How long have you been in this studio?

I’ve been in this studio for about 2 years. When I first moved in it was a total mess so it took a couple months and a lot of DIY to get it whipped into a proper studio.
 
Why’d you pick the location?

I live in the area so it is important for me to be able to walk to work with my dog everyday. Plus it makes it easier to come back for night sessions.
 
How does it rank in comparison to your previous studios?

Best one so far. I’ve been pretty lucky with studio spaces in NY. I always try and find the hidden gems, but that is getting harder and harder these days.
 
What’s your favorite attribute of the space?

The tall ceilings and the fact that it is a building by itself. I got no one on top or below me telling me what to do.

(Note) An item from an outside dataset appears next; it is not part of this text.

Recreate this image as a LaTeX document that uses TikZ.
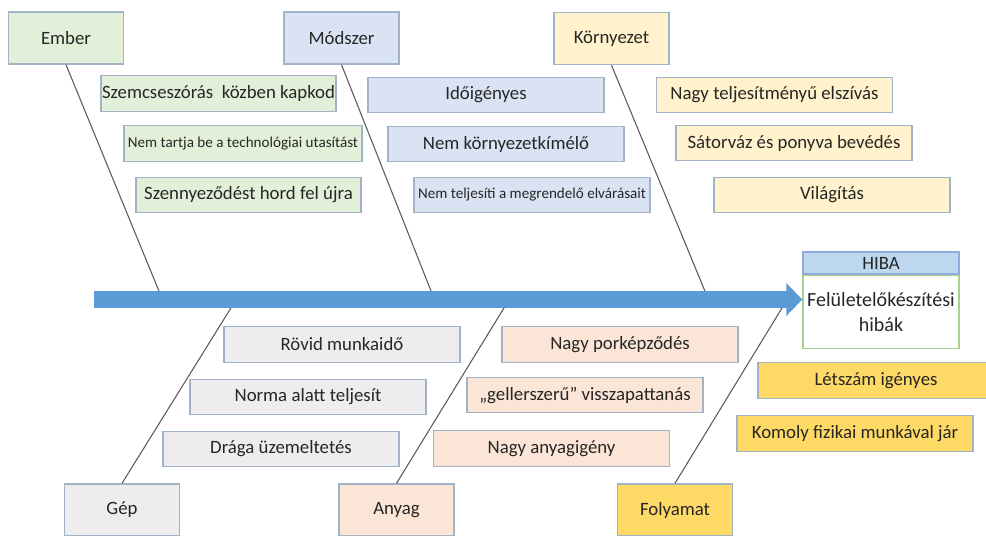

Ground level is always the best for a studio spot.
 
If you had to use one word to describe the studio, what would it be?

Fun
 
How often are you in here?

For sure everyday during the week. I try and avoid it at least for a day on the weekends but a lot of times I end up popping in and check things out.
 
Can you explain the full capabilities of the studio? What kind of things do you make?

I kind of make whatever I want in here. I have my desks upstairs where I take care of any computer/design work, photocopying or vinyl work. Downstairs I kind of divide it up between painting, woodshop and bookmaking spaces. Areas definitely get blurred depending on what I am working on. Usually I am just painting downstairs and making panels or stretchers in the woodshop.
 
Do you have a refrigerator? If so, what’s in it?

I have a fridge. Right now it is in party-mode. Mostly just dog-food in the freezer and beers in the fridge. I had people over a few months back and ended up with like a 100 beers after the night was over cause everyone brought tons of drinks. I’ve been trying to get rid of them slowly.
 
What kind of sound system do you have?

Nothing major. Just a regular receiver and a couple bose speakers. Also an appletv so I can play anything off my phone. A lot of times I will just throw on headphones so I can zone out though.
 
Have you ever slept here?

I’ve taken some naps in the hammock but no full on sleep seshes. Maybe if I lived further away I would be more tempted to crash here. Buster crashes out during the day all the time though.